The Tea Party Review, billed as "the first national magazine for, by and about the Tea Party movement," is slated to launch at a meet-and-greet at CPAC on Saturday. Created by a Christian niche publisher and sold at a yearly subscription rate of $34.95, the magazine will provide a forum for Tea Partiers to "come together, to trade ideas, to resolve disputes, [and] to find out what other activists are doing and thinking," according to its website. Announced topics include "Obama's War on the First Amendment...and the Rest of the Constitution," "Will Republicans Keep Their ‘Pledge'?", and "Why the Elite Media Hate Us."

It's not the first time the Tea Party has co-opted a broader conservative rallying point to advance its own message. Minnesota Republican Rep. Michele Bachmann gave her own rebuttal to the president's State of the Union Address after the traditional Republican response. The event was broadcast by the Tea Party, a tactic used to disseminate a tea party town hall held earlier this week.

Asked why CPAC was chosen as the launch point for the publication, National Grassroots Director Katrina Pierson tells FOX News simply, "You of course want to launch a conservative magazine during a big conservative event, and CPAC is a conservative event."

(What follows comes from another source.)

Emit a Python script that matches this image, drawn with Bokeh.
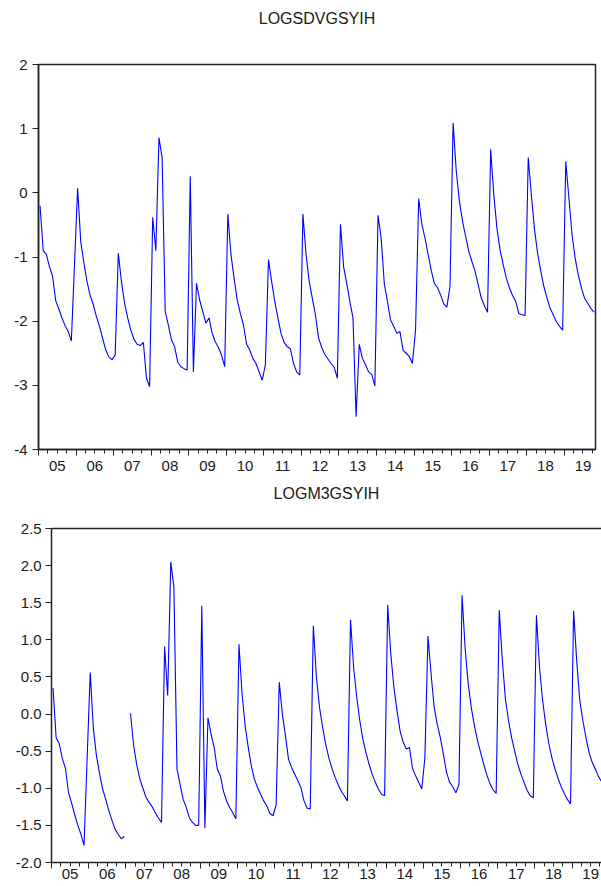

Pierson, a member of the Dallas Tea Party, sees the magazine as a way to present the views of all Tea Party groups - not just the most well-known organizations like the Tea Party Express. "We've seen national groups make statements, and those are taken as a statement from the movement, and that's not the case," she says.

A panel discussion co-sponsored by Tea Party-affiliated group FreedomWorks and entitled, "New Media Activism: From Behind the Scenes to Boots on the Ground," echoes that emphasis on bucking more traditional means of communication in favor of a more grassroots approach.

As for whether presenting a Tea Party-specific magazine at a mainline conservative event might draw criticism, Pierson says, "Anytime the Tea Party is involved, there's some type of negative feedback," adding, once people get their hands on the magazine -- and the message -- those critical reactions will disappear.